O voleibol da geração de prata, Renan, Bernard, Montanaro e o suspiro de nossas recatadas namoradinhas, fãs de Paulo Ricardo e do RPM . Sinuca virou febre. Saiu dos botequins para as telinhas. Rui Chapéu tornou-se ídolo, surrado por Cabra Gordo de Ceará-Mirim, caboclo canavial, ao vivo, no ginásio da Escola Doméstica, rua em que nasci, cresci e mandaria ladrilhar se fosse minha. Em Natal.
Os masters de Rivelino, Edu, Marco Antônio, Cafuringa, Djalma Dias, a arte ensinada como programa educacional de futebol, Norte a Sul. No Castelão fantasma, eles sofreram aos pés de Hélcio Jacaré, ídolo do América e do Deus adotado potiguarano Alberi.

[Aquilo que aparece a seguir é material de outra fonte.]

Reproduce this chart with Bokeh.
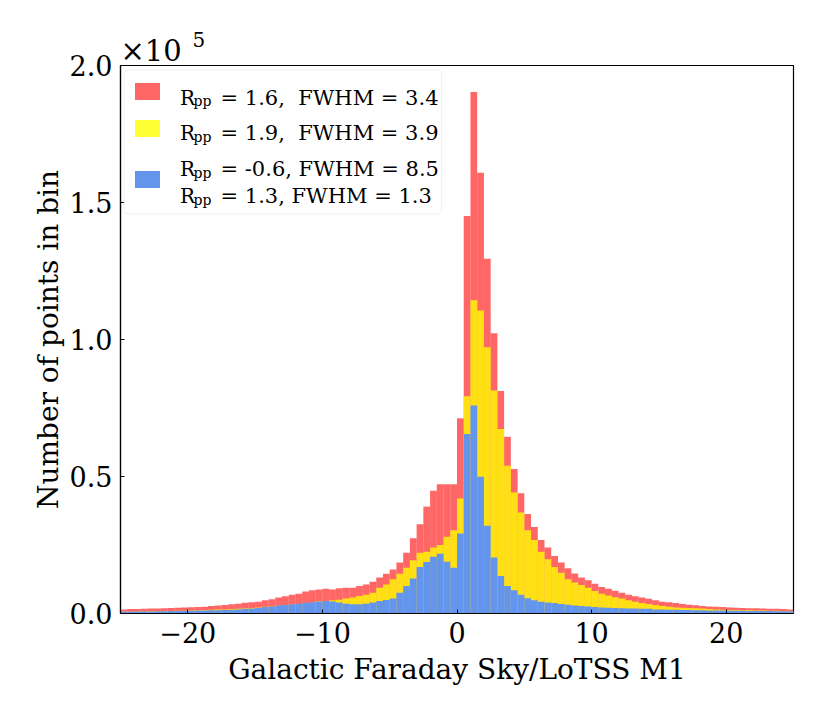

Foi 2×0 injusto, domingo revivido em colagens de paciência.
Luciano do Valle, porta-voz do timaço brasileiro de 1982. A cabeçada de Oscar, defendida na linha do gol pelo italiano Zoff. O grito que a ele faltou. Explosão represada. Garganta representando milhões de esperanças perdidas.
Nem o pênalti perdido por Baggio em 1994 compensou.
Talvez os dribles encantados de Zico em 1986 no Arruda, um, dois, três cartas humanas de baralho caindo até o toque sensual na perfeição contra a Iugoslávia, resumam o que a minha geração repete, inconformada, no clichê inútil : “Não há palavras para descrever! “
Luciano do Valle viveu de sangue nas veias e morreu(19/04/14), de coração costurado em gomo e quatro linhas coronarianas. Nunca haverá palavras definitivas para ele. Nem para Marco Antônio. Ou Hélio Câmara. O Super.